A massive wildfire in Canada’s western province of British Columbia sparked additional evacuation orders early Friday, as firefighters raced to evacuate all residents of the remote northern city of Yellowknife.
Early Friday, a state of emergency was issued in Kelowna, a city roughly 300 kilometers (180 miles) east of Vancouver with a population of about 150,000 people, and residents were advised to flee. On Friday, the hills around the city glowed in the early morning light.
“Residents under Evacuation Alert are advised to be ready to leave their home at a moment’s notice,” the city said in a statement, adding that people should prepare to be away from their home for an extended period of time.
The evacuation orders were issued after wildfires that were discovered on Tuesday jumped Lake Okanagan, sparking spot wildfires in Kelowna.
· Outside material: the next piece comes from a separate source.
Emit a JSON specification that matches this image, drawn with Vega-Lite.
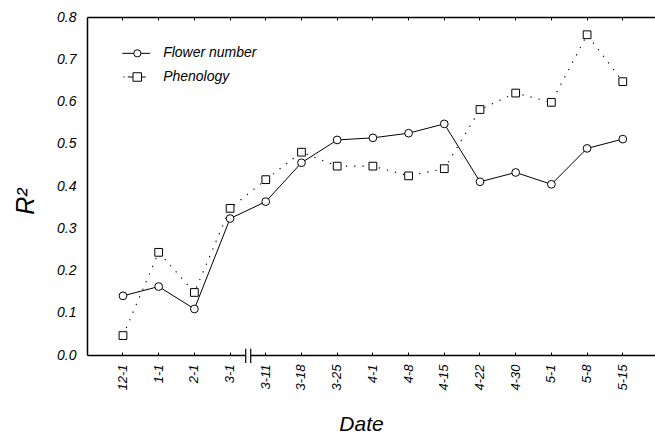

Further to the east, the massive blaze threatening Yellowknife, the Northwest Territories’ capital city, made little progress on Thursday, but changing winds mean it could reach the outskirts by the weekend, said Mike Westwick, the territories’ fire information officer.
“The next two days are absolutely critical and will be some of the most challenging of the season,” he told the Canadian Broadcasting Corp early on Friday.
The fire is about 15 km (9 miles) northwest of the city, but changing winds are expected to drive it closer.
“We’re going to be putting everything we have into slowing that progression down. We’re going to be throwing aircraft at it and when it’s safe, we’re going to be throwing people at it,” Westwick said.
Teams were cutting down vegetation to create fire breaks, setting up sprinkler systems, and might even set deliberate fires in an effort to keep the blaze at bay, he said. This tactic is designed to deprive a wildfire of the fuel it needs to spread.
People were still leaving the city of around 20,000 under an evacuation order that was issued on Wednesday. Fires were burning on either side of the only highway out of town, and smoke was obscuring the view – but the road was still open, Westwick said.
Some 10 evacuation planes ferried about 1,500 people out of Yellowknife on Thursday and about 22 flights were due out on Friday, while scores of people left via road, authorities said.
“Nobody envisioned an event of this scale. It’s still really stressful. There are a lot of people still left in Yellowknife that are freaking out,” said resident Tebbia Teoncey, who was evacuated to Edmonton, Alberta.
The expanse of fire risk and disruption to life and land underscores the severity of this year’s worst-on-record Canadian wildfire season, with more than 1,000 active fires burning across the country. New data released early Friday show there were 236 active fires in the Northwest Territories.
Experts say climate change has exacerbated the wildfire problem. Drought has been a contributing factor to the number and intensity of this year’s fires, officials say, with high temperatures exacerbating the situation. Much of Canada has seen abnormally dry conditions.
Around 65% of the Northwest Territories’ 46,000 population looked set to be evacuated.
As the number of evacuees in Grande Prairie and St. Albert, on the northern outskirts of Edmonton, increased, both cities announced their centers reached their full capacities and redirected all arriving evacuees to a new center in Leduc south of the capital city of Edmonton.
Among them was the Gour family from the town of Hay River.
When they received an alert on their phones while camping out, the family was left uncertain about where their son, Liam, 13, was going to land as he was returning from a cadet trip in the neighboring territory of Yukon.
As the family made their way toward Alberta, what mattered most to Paula Gour was her family.
“The only thing that I had in mind was that I had the kids, the dogs, and we had each other and just to get out of there. That’s all you can really think about at that time,” she said.
British Columbia is under the threat of dry lightning, igniting more blazes in its sun-baked forests. The province has suffered unusually intense blazes this year and officials are warning residents to prepare for extreme fire conditions.
The Pacific province has warned that the next 24 to 48 hours could be the most challenging from a fire perspective this year.